Whatever she’d told him had the desired effect. Oldham was frightened now, frightened and wary.
“How does your son know Electra Wooten?” Frank asked again.
She hated asking the question. Every movement she made radiated her fury.
Adam responded, equally reluctant, and her eyes widened in surprise. Frank waited patiently, giving her time to absorb the truth and to see if she would convey it to him voluntarily.
“He says . . . he was teaching her to sign,” she said in confusion. She asked another question and was even more confused by his answer. “He says she is a student at the Lexington Avenue School. They don’t teach signing there,” she added by way of explanation for her surprise.
“I know,” Frank said, as astonished as she to learn this information. “And Mr. Wooten would never allow her to learn. Is that how they met? Because he wanted to teach her to sign?”
She asked Oldham a question, and he replied.
“He says he was asked to meet with her and teach her privately.”
“Who asked him?”
“He won’t say,” she replied after an exchange of signs. “He doesn’t want to get anyone in trouble.”
“So you knew your son was seeing Miss Wooten, but you didn’t know why?” Frank asked her.
“I knew he’d met her someplace and was tutoring her privately. He was . . . smitten,” she decided, choosing a word that didn’t convey much romanticism. “I understand she’s very beautiful,” she added with a trace of bitterness.
“She is,” Frank said, goading her. “But she’s only sixteen.”

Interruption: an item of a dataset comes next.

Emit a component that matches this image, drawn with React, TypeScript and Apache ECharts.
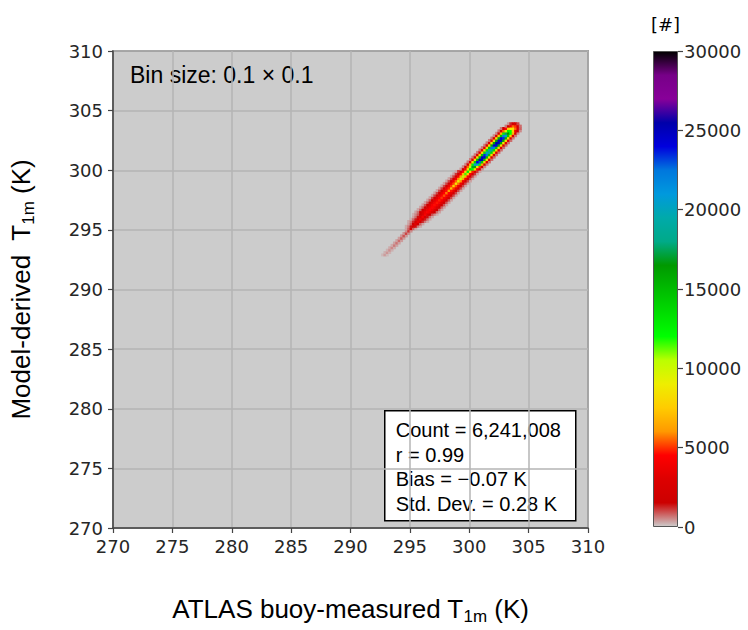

She hadn’t known that, and she wasn’t pleased to know it now. She had to interpret for her son, and his reply was indignant.
“She’s almost seventeen, he says,” she told Frank wearily. She rubbed her forehead as if it had begun to ache. “I didn’t know he was teaching her to sign. I thought she was just a rich deaf girl he’d met and—”
“Let me get this straight. Somebody he won’t name introduced him to Miss Wooten and asked him to teach her to sign. Did her father know about this?”
She asked Oldham, who shook his head vehemently and signed something furiously in reply.
“No, he wouldn’t allow her to sign. He wanted her to be
normal
.” She said the word as if it left a bad taste in her mouth.